Publié le Mardi 7 avril 2020 à 12h46.

Étudiantes infirmières stagiaires à 1 euro : ça suffit !

Depuis le début de la crise du Covid-19, on entend de plus en plus parler des étudiants et étudiantes infirmières dans les hôpitaux, payées environ 1 euro de l’heure pour leur travail. Explication d’un scandale dans le scandale.

Après l’annonce du jeudi 12 mars concernant la fermeture des écoles et universités, marquant l’accélération des mesures contre la propagation du Covid-19, les enseignantes de l’IFSI (Institut de formation en soins infirmiers) de Toulouse ont tout de suite annoncé la couleur : « Restez disponibles et près de l’école, vous savez, en tant qu’étudiantes infirmières, vous aussi vous pouvez être réquisitionnées. » Ah bon ? Pourtant rien n’est légalement prévu concernant la réquisition des étudiantes infirmières, a priori, rien n’autorise à nous faire travailler en dehors de nos heures de stage.

La réquisition des étudiantes infirmières : un abus de pouvoir illégal

Un texte est en construction à ce sujet, mais rien n’est abouti pour le moment. Et puis, même si la réquisition existait pour les étudiantes infirmières dans le cadre d’un Plan blanc par exemple, celle-ci devrait être rémunérée, comme pour tous les professionnels de santé. Comment est-ce alors possible d’entendre parler d’étudiantes infirmières dans le Grand-Est ou en région Île-de-France, forcées de travailler, notamment dans des secteurs Covid, pour 1,40 euro de l’heure ? C’est que ces étudiants ne sont pas réquisitionnés : elles et ils sont en stage.

Les étudiants et étudiantes infirmières sont environ 94 000 en France. Au cours de leurs 3 ans de formation, chacune d’entre elles réalisera 60 semaines de 35 heures de stage au cours de sa formation (pour les amateurs de petits calculs, cela représente plus de 65 millions d’heures par an). Pour ces stages, une petite rémunération est prévue : 0,80 euro de l’heure en première année, 1,08 en deuxième année et 1,42 en troisième année. Pas un salaire donc, et qui représente des économies considérables pour le système de santé.

Dès lors, qu’ont fait les IFSI et les CHU dans le cadre de la crise du coronavirus ? Ils n’ont pas proposé des contrats de travail aux étudiants et étudiantes infirmières, ils ne leur ont pas demandé si elles voulaient travailler ou pas : ils ont prolongé, réaffecté, déplacé des périodes de stage à leur convenance, dans les secteurs dans lesquels il y avait le plus de besoins, forçant les étudiantes à travailler pour une rémunération dérisoire (les stages sont en effet obligatoires).

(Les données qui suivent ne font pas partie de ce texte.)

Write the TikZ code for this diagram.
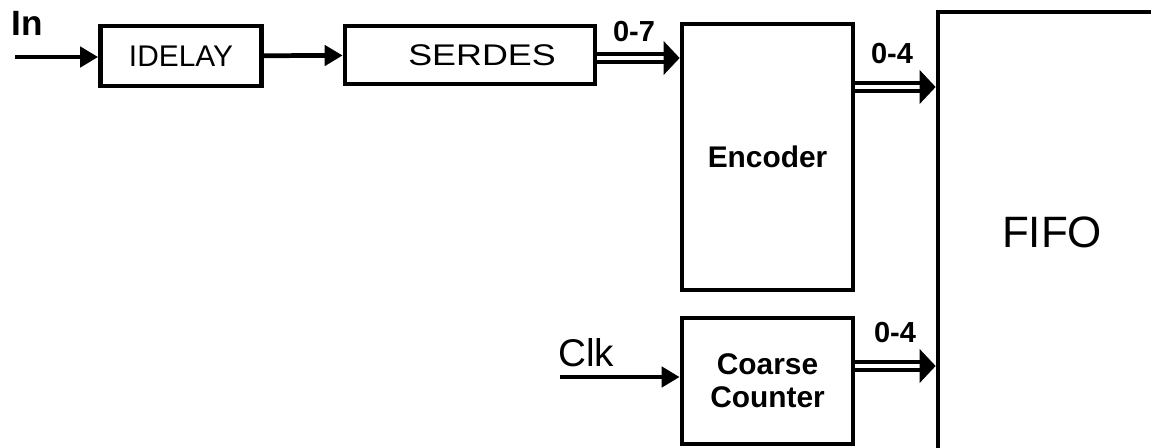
\documentclass[tikz,border=0pt]{standalone}
\usepackage{fontspec}
\setmainfont{Liberation Sans}
\usetikzlibrary{arrows.meta,positioning}

\begin{document}
\begin{tikzpicture}[x=0.02cm, y=-0.02cm, >={Triangle[length=0.36cm,width=0.4cm]}, line width=2.7pt]
    % Define styles
    \tikzstyle{block} = [rectangle, draw, line width=2.7pt, inner sep=0pt, align=center, font=\fontsize{17}{19}\selectfont]
    \tikzstyle{bold block} = [block, font=\fontsize{17}{19}\selectfont\bfseries]
    \tikzstyle{bus} = [double, double distance=1.9pt, -{Triangle[length=0.32cm,width=0.66cm]}]
    \tikzstyle{bus label} = [inner sep=0pt, font=\fontsize{16.5}{18}\selectfont\bfseries]

    % Frame
    \useasboundingbox (0,0) rectangle (1151,447);
    \clip (0,0) rectangle (1151,447);

    % Blocks
    \node[block, minimum width=3.22cm, minimum height=1.2cm] (idelay) at (181,56) {IDELAY};
    \node[block, minimum width=5cm, minimum height=1.16cm] (serdes) at (470,55) {\hspace*{0.48cm}\scalebox{1.2}[1]{SERDES}};
    \node[bold block, minimum width=3.42cm, minimum height=5.32cm] (encoder) at (767.5,157) {Encoder};
    \node[bold block, minimum width=3.42cm, minimum height=2.52cm] (coarse) at (767.5,381) {Coarse\\Counter};
    \node[block, minimum width=4.56cm, minimum height=8.8cm, font=\fontsize{25}{28}\selectfont] (fifo) at (1052,232) {FIFO};

    % Inputs
    \coordinate (inpt) at (15,57);
    \coordinate (clkpt) at (560,377);
    \node[inner sep=0pt, font=\fontsize{20}{22}\selectfont\bfseries] (inlabel) at (27,23) {In};
    \node[inner sep=0pt, font=\fontsize{22}{24}\selectfont] (clklabel) at (586,353) {Clk};

    % Single arrows
    \draw[->] (inpt) -- (inpt -| idelay.west);
    \draw[->] (idelay) -- (serdes);
    \draw[->] (clkpt) -- (clkpt -| coarse.west);

    % Bus arrows with labels
    \draw[bus] (serdes.east |- 0,58) -- (encoder.west |- 0,58);
    \draw[bus] (encoder.east |- 0,87) -- (fifo.west |- 0,87);
    \draw[bus] (coarse.east |- 0,366) -- (fifo.west |- 0,366);
    \node[bus label] (bits7) at (634,32) {0-7};
    \node[bus label] (bits4a) at (892,54) {0-4};
    \node[bus label] (bits4b) at (895,333) {0-4};
\end{tikzpicture}
\end{document}
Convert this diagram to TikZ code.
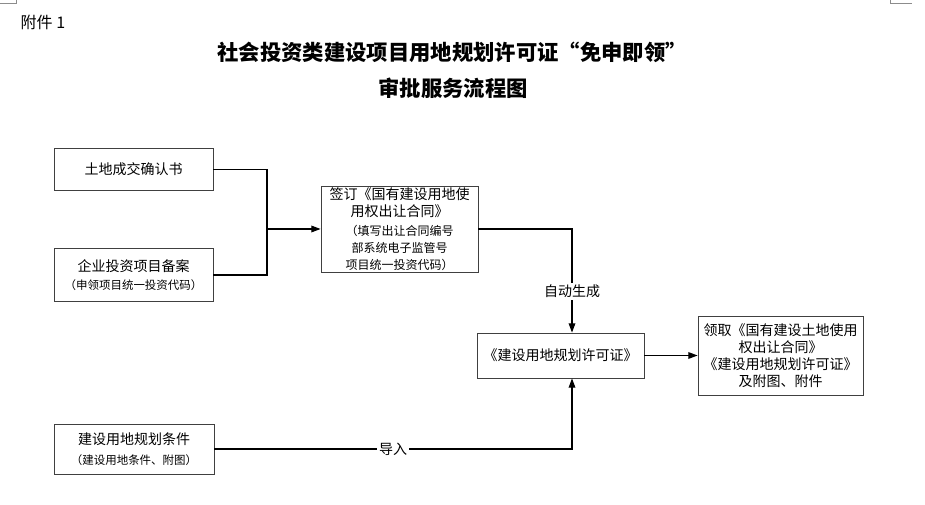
\documentclass[tikz,border=0pt]{standalone}
\usepackage{fontspec}
\setmainfont{Noto Sans CJK SC}
\usetikzlibrary{arrows.meta}
\newcommand{\subtxt}{\fontsize{8.6}{11.5}\selectfont}
\newcommand{\subC}{\fontsize{9}{11.6}\selectfont}

\begin{document}
\begin{tikzpicture}[
		x=0.75pt,y=-0.75pt,
		box/.style={draw=black!75,line width=0.6pt,inner sep=1pt,align=center,
			font=\fontsize{10.5}{12.75}\selectfont},
		flow/.style={line width=0.9pt},
		arr/.style={flow,-{Triangle[length=7pt,width=5pt]}},
		lbl/.style={fill=white,inner sep=1.5pt,font=\fontsize{10.5}{12.75}\selectfont},
		cornermark/.style={draw=black!45,line width=0.4pt}
		]
		\useasboundingbox (0,0) rectangle (925,505);
		% page corners
		\draw[cornermark] (0,3) -- (16,3) -- (16,0);
		\draw[cornermark] (890,0) -- (890,3.3) -- (912,3.3);
		% headings
		\node[anchor=west,font=\fontsize{12}{14}\selectfont] (annex) at (16,22) {附件 1};
		\node[font=\fontsize{16}{19}\selectfont\bfseries] (title1) at (452,52)
		{社会投资类建设项目用地规划许可证“免申即领”};
		\node[font=\fontsize{16}{19}\selectfont\bfseries] (title2) at (453,88)
		{审批服务流程图};
		% boxes
		\node[box,minimum width=119.25pt,minimum height=31.5pt] (deal) at (133.5,169.5)
		{土地成交确认书};
		\node[box,minimum width=119.25pt,minimum height=39.75pt] (filing) at (133.5,275)
		{企业投资项目备案\\[1pt]\subtxt（申领项目统一投资代码）};
		\node[box,minimum width=117.75pt,minimum height=64.5pt] (contract) at (399.5,229)
		{签订《国有建设用地使\\用权出让合同》\\[1pt]
			\subC（填写出让合同编号\\\subC 部系统电子监管号\\\subC 项目统一投资代码）};
		\node[box,minimum width=125.25pt,minimum height=33.75pt] (permit) at (560.5,355.5)
		{《建设用地规划许可证》};
		\node[box,minimum width=123.75pt,minimum height=59.25pt] (collect) at (780.5,355.5)
		{领取《国有建设土地使用\\权出让合同》\\《建设用地规划许可证》\\及附图、附件};
		\node[box,minimum width=120pt,minimum height=37.5pt] (cond) at (134,449)
		{建设用地规划条件\\[2pt]\subtxt（建设用地条件、附图）};
		% connectors
		\coordinate (join) at (267,229);
		\coordinate (turn) at (572,0);
		\draw[flow] (deal.east) -- (join |- deal.east) -- (join |- filing.east) -- (filing.east);
		\draw[arr] (join) -- (contract.west);
		\draw[arr] (contract.east) -| node[lbl,pos=0.8] {自动生成} (turn |- permit.north);
		\draw[arr] (cond.east) -| node[lbl,pos=0.25] {导入} (turn |- permit.south);
		\draw[arr] (permit.east) -- (collect.west);
	\end{tikzpicture}
\end{document}
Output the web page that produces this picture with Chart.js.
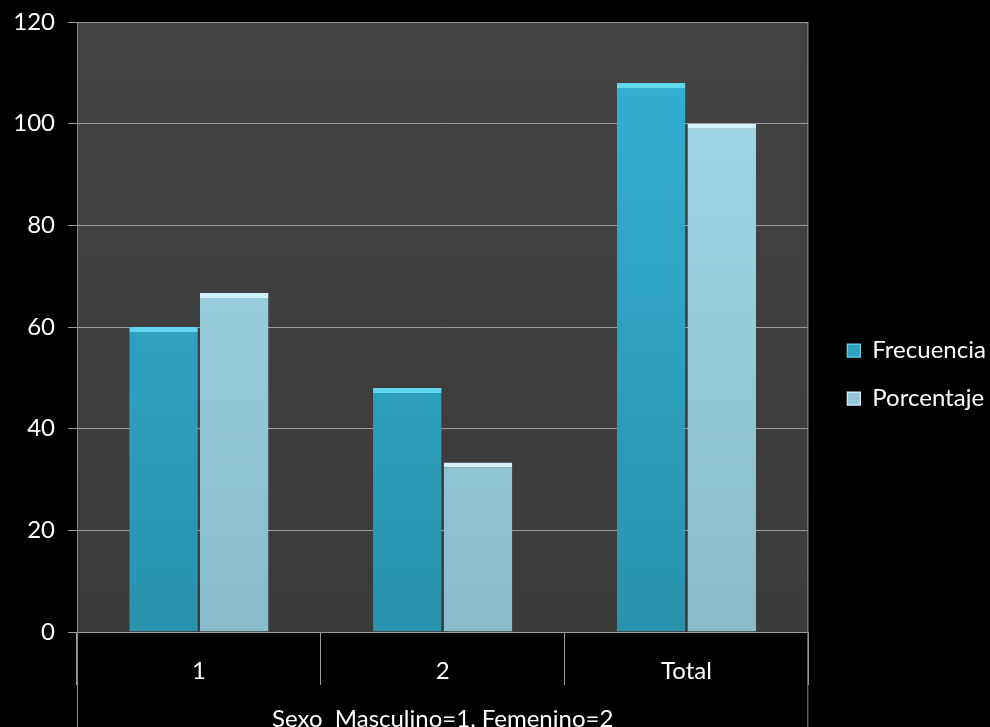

« Économique, pratique et facile » !

Économique : Plutôt que d’embaucher des infirmières, des aides-soignantes et des ASH, ils ont « réquisitionné en stage ». Pratique : durant ces stages, l’étudiante infirmière remplira souvent plusieurs fonctions : agente de service hospitalier (ASH), aide-soignante, infirmière. Facile : les étudiantes infirmières ne sont que peu protégées et organisées pour se défendre. La FNESI (Fédération nationale des étudiants en soins infirmiers) corporation affiliée à la FAGE, qui s’était déjà félicitée de « l’augmentation » ridicule de notre indemnisation en stage, est la seule organisation existante et n’est pas à la hauteur des enjeux posés par cette crise.Les soignantes dans les services Covid ont tiré la sonnette d’alarme, suivies par les stagiaires elles-mêmes et des choses ont commencé à bouger. Trois régions se sont engagées à rémunérer les stagiaires infirmières : Grand-Est, Île-de-France et Hauts-de-France. À Toulouse, ce sont les syndicats de professionnelles qui ont mené la bagarre contre la réquisition en stage des étudiantes infirmières et ont obtenu la mise en place de contrats de vacation.

Il faut désormais aller plus loin : ce que cette crise nous montre, c’est que les étudiants et étudiantes infirmières étaient souvent les grandes oubliées d’un système qui se dégrade. Considérées comme de la main-d’œuvre à bas prix, nous sommes envoyées sur le terrain pour « soutenir les équipes », certains services ou établissements fonctionnant parfois en grande partie sur le travail invisible des stagiaires.

Pour sortir de cette logique il faut rémunérer tous les stages infirmiers, quels qu’ils soient. Les étudiants et étudiantes infirmières travaillent, elles doivent être payées.